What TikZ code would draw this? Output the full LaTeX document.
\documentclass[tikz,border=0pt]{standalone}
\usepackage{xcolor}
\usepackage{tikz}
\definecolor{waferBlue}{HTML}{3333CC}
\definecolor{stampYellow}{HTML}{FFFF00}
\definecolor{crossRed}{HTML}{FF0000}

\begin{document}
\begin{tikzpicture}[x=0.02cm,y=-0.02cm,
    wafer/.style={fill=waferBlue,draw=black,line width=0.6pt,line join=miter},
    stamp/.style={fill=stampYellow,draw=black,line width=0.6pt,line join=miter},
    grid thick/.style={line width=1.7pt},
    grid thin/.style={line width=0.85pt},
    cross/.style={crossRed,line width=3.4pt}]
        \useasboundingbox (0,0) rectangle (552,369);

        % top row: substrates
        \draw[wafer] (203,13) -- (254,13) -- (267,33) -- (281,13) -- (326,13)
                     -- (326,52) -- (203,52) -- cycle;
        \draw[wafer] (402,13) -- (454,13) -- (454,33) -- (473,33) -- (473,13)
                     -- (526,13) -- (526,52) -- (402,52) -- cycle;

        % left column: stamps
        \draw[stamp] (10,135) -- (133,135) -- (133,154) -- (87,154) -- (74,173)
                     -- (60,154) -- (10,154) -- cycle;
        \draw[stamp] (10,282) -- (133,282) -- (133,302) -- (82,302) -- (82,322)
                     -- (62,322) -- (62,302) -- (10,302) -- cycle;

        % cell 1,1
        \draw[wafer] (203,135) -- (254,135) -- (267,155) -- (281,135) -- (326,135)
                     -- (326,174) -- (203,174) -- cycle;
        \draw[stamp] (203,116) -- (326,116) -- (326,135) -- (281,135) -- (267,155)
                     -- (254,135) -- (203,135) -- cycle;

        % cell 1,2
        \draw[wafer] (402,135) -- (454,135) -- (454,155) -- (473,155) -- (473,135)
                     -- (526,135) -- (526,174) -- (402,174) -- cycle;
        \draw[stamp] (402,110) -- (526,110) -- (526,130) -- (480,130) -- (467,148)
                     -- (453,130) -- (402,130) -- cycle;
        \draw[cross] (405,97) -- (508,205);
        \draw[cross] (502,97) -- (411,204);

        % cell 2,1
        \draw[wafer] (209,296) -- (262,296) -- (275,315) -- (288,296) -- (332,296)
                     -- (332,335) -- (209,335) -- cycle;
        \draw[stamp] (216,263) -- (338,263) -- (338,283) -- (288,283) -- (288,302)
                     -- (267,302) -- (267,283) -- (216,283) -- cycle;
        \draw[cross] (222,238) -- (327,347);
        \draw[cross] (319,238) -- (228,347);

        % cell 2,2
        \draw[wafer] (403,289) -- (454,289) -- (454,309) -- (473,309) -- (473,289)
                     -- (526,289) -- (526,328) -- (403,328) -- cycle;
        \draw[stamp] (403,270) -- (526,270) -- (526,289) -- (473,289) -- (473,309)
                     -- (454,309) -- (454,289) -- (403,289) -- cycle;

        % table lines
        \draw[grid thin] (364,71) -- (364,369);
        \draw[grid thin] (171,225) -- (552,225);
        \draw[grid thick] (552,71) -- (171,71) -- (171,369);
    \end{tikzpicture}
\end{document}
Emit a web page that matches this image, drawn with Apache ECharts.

### To be done:
Reproduce the listing in full. Keep it exactly as written.

### Solved exercise:
What TikZ code would draw this? Output the full LaTeX document.
\documentclass[tikz,border=0pt]{standalone}
\usepackage{xcolor}
\usepackage{tikz}
\definecolor{waferBlue}{HTML}{3333CC}
\definecolor{stampYellow}{HTML}{FFFF00}
\definecolor{crossRed}{HTML}{FF0000}

\begin{document}
\begin{tikzpicture}[x=0.02cm,y=-0.02cm,
    wafer/.style={fill=waferBlue,draw=black,line width=0.6pt,line join=miter},
    stamp/.style={fill=stampYellow,draw=black,line width=0.6pt,line join=miter},
    grid thick/.style={line width=1.7pt},
    grid thin/.style={line width=0.85pt},
    cross/.style={crossRed,line width=3.4pt}]
        \useasboundingbox (0,0) rectangle (552,369);

        % top row: substrates
        \draw[wafer] (203,13) -- (254,13) -- (267,33) -- (281,13) -- (326,13)
                     -- (326,52) -- (203,52) -- cycle;
        \draw[wafer] (402,13) -- (454,13) -- (454,33) -- (473,33) -- (473,13)
                     -- (526,13) -- (526,52) -- (402,52) -- cycle;

        % left column: stamps
        \draw[stamp] (10,135) -- (133,135) -- (133,154) -- (87,154) -- (74,173)
                     -- (60,154) -- (10,154) -- cycle;
        \draw[stamp] (10,282) -- (133,282) -- (133,302) -- (82,302) -- (82,322)
                     -- (62,322) -- (62,302) -- (10,302) -- cycle;

        % cell 1,1
        \draw[wafer] (203,135) -- (254,135) -- (267,155) -- (281,135) -- (326,135)
                     -- (326,174) -- (203,174) -- cycle;
        \draw[stamp] (203,116) -- (326,116) -- (326,135) -- (281,135) -- (267,155)
                     -- (254,135) -- (203,135) -- cycle;

        % cell 1,2
        \draw[wafer] (402,135) -- (454,135) -- (454,155) -- (473,155) -- (473,135)
                     -- (526,135) -- (526,174) -- (402,174) -- cycle;
        \draw[stamp] (402,110) -- (526,110) -- (526,130) -- (480,130) -- (467,148)
                     -- (453,130) -- (402,130) -- cycle;
        \draw[cross] (405,97) -- (508,205);
        \draw[cross] (502,97) -- (411,204);

        % cell 2,1
        \draw[wafer] (209,296) -- (262,296) -- (275,315) -- (288,296) -- (332,296)
                     -- (332,335) -- (209,335) -- cycle;
        \draw[stamp] (216,263) -- (338,263) -- (338,283) -- (288,283) -- (288,302)
                     -- (267,302) -- (267,283) -- (216,283) -- cycle;
        \draw[cross] (222,238) -- (327,347);
        \draw[cross] (319,238) -- (228,347);

        % cell 2,2
        \draw[wafer] (403,289) -- (454,289) -- (454,309) -- (473,309) -- (473,289)
                     -- (526,289) -- (526,328) -- (403,328) -- cycle;
        \draw[stamp] (403,270) -- (526,270) -- (526,289) -- (473,289) -- (473,309)
                     -- (454,309) -- (454,289) -- (403,289) -- cycle;

        % table lines
        \draw[grid thin] (364,71) -- (364,369);
        \draw[grid thin] (171,225) -- (552,225);
        \draw[grid thick] (552,71) -- (171,71) -- (171,369);
    \end{tikzpicture}
\end{document}
Emit a web page that matches this image, drawn with Apache ECharts.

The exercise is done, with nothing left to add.